My next goal is to add in a little wholemeal flower and top the loaf with black poppy seeds or seseme seeds 🙂 watch this space!

Give it a go! It is fun! Especially the kneeding of the dough, a good stress relief.

In-flight safety cards

I love in-flight safety cards, they’re a fucking right old hoot!

For example:

What you should do, when you’re a ginger and attacked by a giant octopus, whilst you’re aboard an aeroplane.

When you’re in Business class, you can do whatever you like. Throw a window out of the window! Fuck the police!

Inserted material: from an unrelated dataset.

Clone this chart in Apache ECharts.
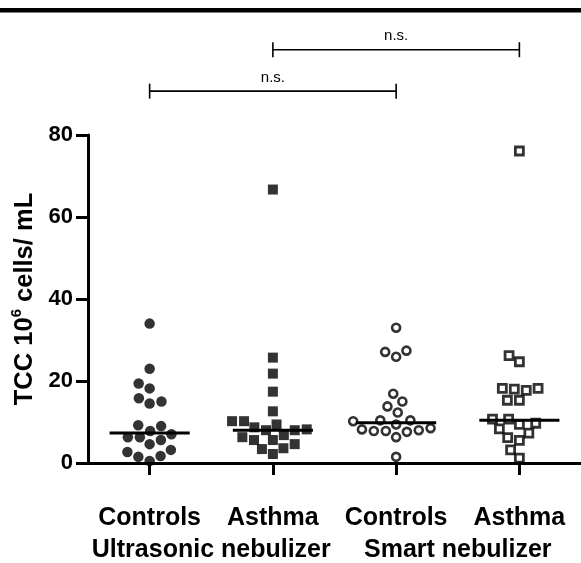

In-flight botox is available for trophy wives that are travelling in Premium Economy with their spoilt bastard kids.

Oslo – Feb 14th

Popped to Oslo on Valentine’s day to see a client for a review meeting and caught the last of the snow (hopefully!).

I always love visiting Norway, it is especially beautiful and full of kind people. Coming in to land at Oslo, you’ll see beautiful woodlands, lakes and then quaint housing before you finally touch down amongst the trees.

Glad I travel there with work; a drink, packet of crisps and a choc bar can set you back about a tenner which is painful!

For some strange reason, vegetarian food is very, very expensive here but that’s to be expecting given how Norwegians love their meat!